Pennsylvania State Police first arrived at the scene. Harrisburg Police Officer Nathan Ishman also responded following a call received at 2:24 a.m. N.T. at 120. Officer Ishman observed Mr. Dunlap's body at the back of the bar and a shell casing from a semiautomatic weapon a few feet away. Id. Officer Ishman did not see Appellant in the bar. N.T. at 129.

Harrisburg City Police Detective Christopher Silvio spoke to officers at the scene who provided Appellant's name as the suspect. N.T. at 158. Detective Silvio informed United States Marshalls. N.T. at 160. Police arrested Appellant in Baltimore, Maryland on May 26, 2015.

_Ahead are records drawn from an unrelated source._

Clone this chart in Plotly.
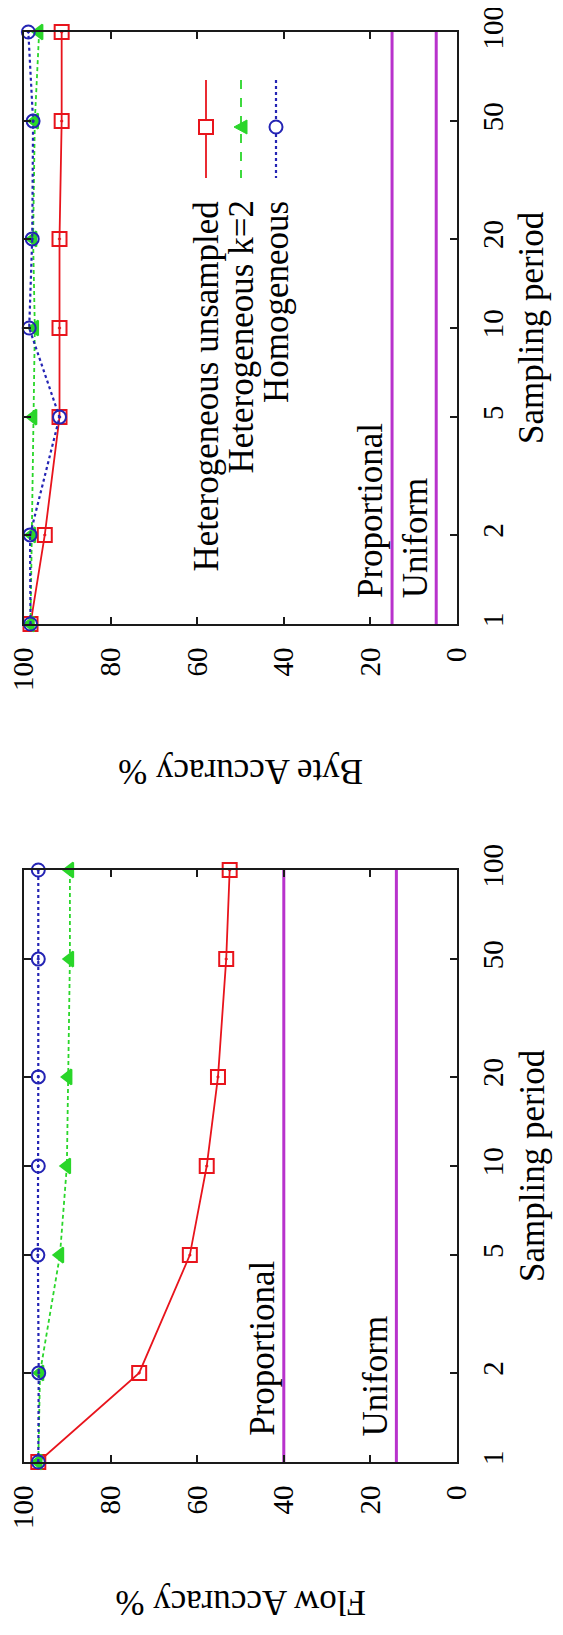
import plotly.graph_objects as go

# ---------------- data ----------------
periods = [1, 2, 5, 10, 20, 50, 100]

flow_het_unsampled = [96.7, 73.4, 61.7, 57.8, 55.2, 53.3, 52.5]
flow_het_k2 = [96.7, 96.3, 91.7, 90.1, 89.8, 89.4, 89.4]
flow_homogeneous = [96.7, 96.6, 96.8, 96.7, 96.7, 96.7, 96.7]
flow_proportional = 40.0
flow_uniform = 14.0

byte_het_unsampled = [98.5, 95.2, 91.8, 91.8, 91.8, 91.3, 91.3]
byte_het_k2 = [98.5, 98.2, 97.9, 97.5, 97.9, 97.5, 96.5]
byte_homogeneous = [98.5, 98.6, 91.8, 98.8, 98.1, 97.9, 99.0]
byte_proportional = 15.0
byte_uniform = 4.8

value_ticks = [0, 20, 40, 60, 80, 100]
period_ticks = [1, 2, 5, 10, 20, 50, 100]
series_names = ["Heterogeneous unsampled", "Heterogeneous k=2", "Homogeneous"]
ref_names = ["Proportional", "Uniform"]
value_title_top = "Byte Accuracy %"
value_title_bottom = "Flow Accuracy %"
period_title = "Sampling period"

# ---------------- style ----------------
# page is 563x1635; the html body has an 8px margin, so the figure is 16px smaller
OFF = 8
W, H = 563 - 2 * OFF, 1635 - 2 * OFF
FONT = "Liberation Serif, Times New Roman, serif"
RED = "#e8141c"
GREEN = "#2ad62a"
BLUE = "#2424b4"
MAG = "#b833cc"
AXC = "#1a1a1a"
TXT = 35

styles = [
    dict(color=RED, dash="solid", width=1.8, symbol="square-open-dot", msize=14),
    dict(color=GREEN, dash="4px,3px", width=1.8, symbol="triangle-left", msize=13),
    dict(color=BLUE, dash="dot", width=2.2, symbol="circle-open-dot", msize=13),
]

# page pixel -> paper coordinate
def px_x(p):
    return (p - OFF) / W

def px_y(p):
    return 1 - (p - OFF) / H

# plot boxes (page pixels): x 24..457 ; top y 32..624 ; bottom y 870..1462
XL, XR = 24, 457
TOP = (32, 624)
BOT = (870, 1462)

fig = go.Figure()

panels = [
    ("x", "y", [byte_het_unsampled, byte_het_k2, byte_homogeneous], byte_proportional, byte_uniform),
    ("x2", "y2", [flow_het_unsampled, flow_het_k2, flow_homogeneous], flow_proportional, flow_uniform),
]

for xa, ya, series, prop, uni in panels:
    for ref in (prop, uni):
        fig.add_trace(go.Scatter(
            x=[ref, ref], y=[periods[0], periods[-1]], mode="lines",
            line=dict(color=MAG, width=3), xaxis=xa, yaxis=ya,
            showlegend=False, hoverinfo="skip"))
    for name, vals, st in zip(series_names, series, styles):
        fig.add_trace(go.Scatter(
            x=vals, y=periods, mode="lines+markers", name=name,
            line=dict(color=st["color"], dash=st["dash"], width=st["width"]),
            marker=dict(symbol=st["symbol"], size=st["msize"], color=st["color"],
                        line=dict(color=st["color"], width=2)),
            xaxis=xa, yaxis=ya, cliponaxis=False, showlegend=False))

tickfont = dict(family=FONT, size=29, color="black")

def xaxis_cfg(y_anchor):
    return dict(
        domain=[px_x(XL), px_x(XR)], range=[100, 0], anchor=y_anchor,
        tickvals=value_ticks, ticktext=[str(v) for v in value_ticks],
        ticks="inside", ticklen=7, tickwidth=1.5, tickcolor=AXC,
        tickangle=-90, tickfont=tickfont, ticklabelstandoff=10,
        ticklabeloverflow="allow",
        showline=True, linecolor=AXC, linewidth=2, mirror="ticks",
        showgrid=False, zeroline=False, side="bottom", automargin=False)

def yaxis_cfg(box, x_anchor):
    return dict(
        domain=[px_y(box[1]), px_y(box[0])], type="log", range=[0, 2], anchor=x_anchor,
        tickvals=period_ticks, ticktext=[str(v) for v in period_ticks],
        ticks="inside", ticklen=7, tickwidth=1.5, tickcolor=AXC,
        tickangle=-90, tickfont=tickfont, ticklabelstandoff=9,
        ticklabeloverflow="allow",
        showline=True, linecolor=AXC, linewidth=2, mirror="ticks",
        showgrid=False, zeroline=False, side="right", automargin=False)

annotations = []
titlefont = dict(family=FONT, size=TXT, color="black")
for xa, ya, box, title, prop, uni, tgap in [
    ("x", "y", TOP, value_title_top, byte_proportional, byte_uniform, 148),
    ("x2", "y2", BOT, value_title_bottom, flow_proportional, flow_uniform, 141),
]:
    annotations.append(dict(
        text=title, xref="paper", yref="paper",
        x=px_x((XL + XR) / 2), y=px_y(box[1] + tgap),
        xanchor="center", yanchor="middle", textangle=180,
        showarrow=False, font=titlefont))
    annotations.append(dict(
        text=period_title, xref="paper", yref="paper",
        x=px_x(532), y=px_y((box[0] + box[1]) / 2),
        xanchor="center", yanchor="middle", textangle=-90,
        showarrow=False, font=titlefont))
    for name, ref in zip(ref_names, (prop, uni)):
        annotations.append(dict(
            text=name, xref=xa, yref=ya + " domain",
            x=ref + 4.8, y=0.04, xanchor="center", yanchor="bottom",
            textangle=-90, showarrow=False, font=titlefont))

# custom legend (rotated) inside top panel
shapes = []
leg_cols = [206, 241, 276]
for name, st, cx in zip(series_names, styles, leg_cols):
    annotations.append(dict(
        text=name, xref="paper", yref="paper",
        x=px_x(cx), y=px_y(199), xanchor="center", yanchor="top",
        textangle=-90, showarrow=False, font=titlefont))
    dash = {"solid": "solid", "dot": "dot"}.get(st["dash"], "dash")
    shapes.append(dict(type="line", xref="paper", yref="paper",
                       x0=px_x(cx), x1=px_x(cx), y0=px_y(80), y1=px_y(178),
                       line=dict(color=st["color"], width=st["width"], dash=dash)))
    my = 127
    if st["symbol"].startswith("square"):
        shapes.append(dict(type="rect", xref="paper", yref="paper",
                           x0=px_x(cx - 7), x1=px_x(cx + 7), y0=px_y(my + 7), y1=px_y(my - 7),
                           line=dict(color=st["color"], width=2), fillcolor="white"))
    elif st["symbol"].startswith("circle"):
        shapes.append(dict(type="circle", xref="paper", yref="paper",
                           x0=px_x(cx - 6.5), x1=px_x(cx + 6.5), y0=px_y(my + 6.5), y1=px_y(my - 6.5),
                           line=dict(color=st["color"], width=2), fillcolor="white"))
    else:
        shapes.append(dict(type="path", xref="paper", yref="paper",
                           path=f"M {px_x(cx-7)} {px_y(my)} L {px_x(cx+6)} {px_y(my-7)} L {px_x(cx+6)} {px_y(my+7)} Z",
                           line=dict(color=st["color"], width=1), fillcolor=st["color"]))

fig.update_layout(
    template="none",
    width=W, height=H, autosize=False,
    margin=dict(l=0, r=0, t=0, b=0, pad=0),
    paper_bgcolor="white", plot_bgcolor="white",
    showlegend=False,
    xaxis=xaxis_cfg("y"), yaxis=yaxis_cfg(TOP, "x"),
    xaxis2=xaxis_cfg("y2"), yaxis2=yaxis_cfg(BOT, "x2"),
    annotations=annotations, shapes=shapes,
    font=dict(family=FONT),
)

fig.write_html("out.html")
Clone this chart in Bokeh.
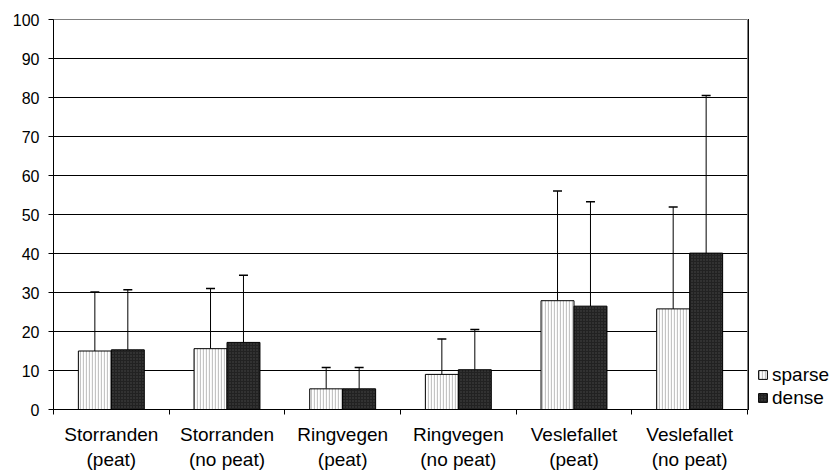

Forensic pathologist Wayne Ross, M.D., conducted an autopsy. Dr. Ross determined the cause of death to be a gunshot wound to the head and the manner of death to be homicide. N.T. at 147. Dr. Ross determined that the shot was fired from a distance of not less than three to four feet. Id.

Appellant testified at trial that on the night of the shooting, he used ectacy [sic], drank alcohol and smoked marijuana soaked in formaldehyde. Appellant recalled that he drank brown liquor and refilled his cup each time it was empty. N.T. at 231. Appellant recalled that prior to arriving at Forever Nights, he bought one bottle of liquor, “Ciroc,” for himself and one for a friend for his birthday. N.T. at 232. Appellant recalled that he drove from a nearby bar, Double D's to Forever Nights. Id. Defendant denied any recollection of shooting Mr. Dunlap. N.T. at 240.

Trial Court Opinion, 12/6/18, at 1-5.

Commonwealth v. McDonald, No. 249 MDA 2019, 2019 WL 5401085, at *1–3 (Pa. Super. Ct. Oct. 22, 2019).